Se devo pensare alle difficoltà relazionali che ogni anno un dirigente scolastico e gli insegnanti devono affrontare non mi vengono in mente i ragazzi di origine straniera. Penso invece ai ragazzi, italiani o stranieri, che vengono da famiglie disastrate, che si sentono abbandonati e soli, oppure troppo pressati da aspettative più grandi di loro. Di fronte a questi problemi la didattica interculturale può essere addirittura un'opportunità.
Perché?
Perché bene o male ti porta a proporre progetti, a mettere in campo strumenti nuovi, a proporre un cambiamento del punto di vista, a lavorare sulle identità. Non mi piace la retorica, ma davvero se è possibile lavorare con i ragazzi stranieri allora la scuola diventa più ricca e interessante per tutti.

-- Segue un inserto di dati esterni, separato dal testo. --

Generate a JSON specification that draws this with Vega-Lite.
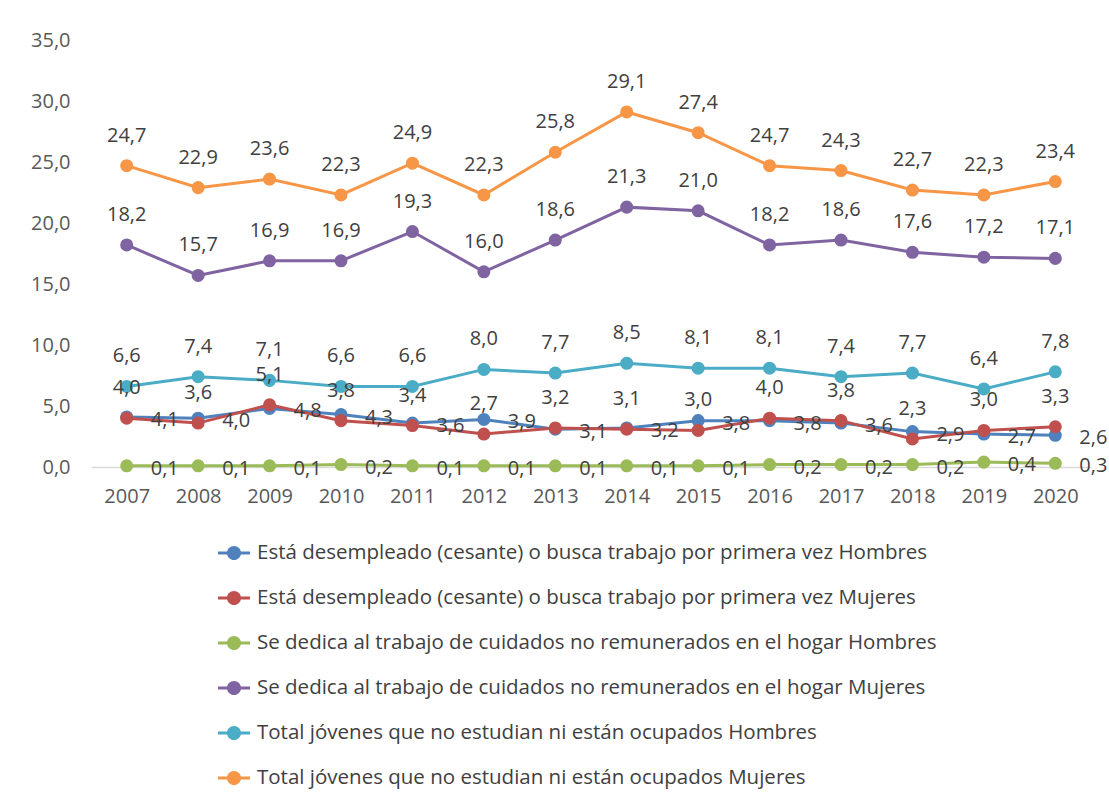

Ma è possibile farlo questo lavoro?
E' dura. Soprattutto a causa di uno «stile» del sistema italiano con cui è difficile fare i conti: presenti un progetto e ti rispondono dopo mesi, pretendono a quel punto una rendicontazione nel giro di trenta giorni. Spesso è tutto molto raffazzonato e sincopato, distante anni luce dal livello di professionalità che la scuola di oggi richiederebbe.
Quest'anno avete sfondato il tetto del 30%?
Sì, abbiamo una classe di tempo prolungato con il 40% di alunni stranieri.
Come mai?
Non è stata una scelta, possiamo avere solo una classe a tempo prolungato e gli stranieri ne fanno più richiesta.
Come si comporterà con questa classe?
Metteremo in campo molti progetti. Ma non perché ci sono alunni stranieri. Bensì perché credo nell'importanza dello stare a scuola e dei tempi distesi nell'insegnamento. Ma fare tutto questo è sempre più complicato. Quest'anno, in controtendenza rispetto alla media nazionale, abbiamo un aumento delle classi. Ma invece di avere un insegnante di lettere in più, alla fine in organico ne abbiamo avuto uno di meno.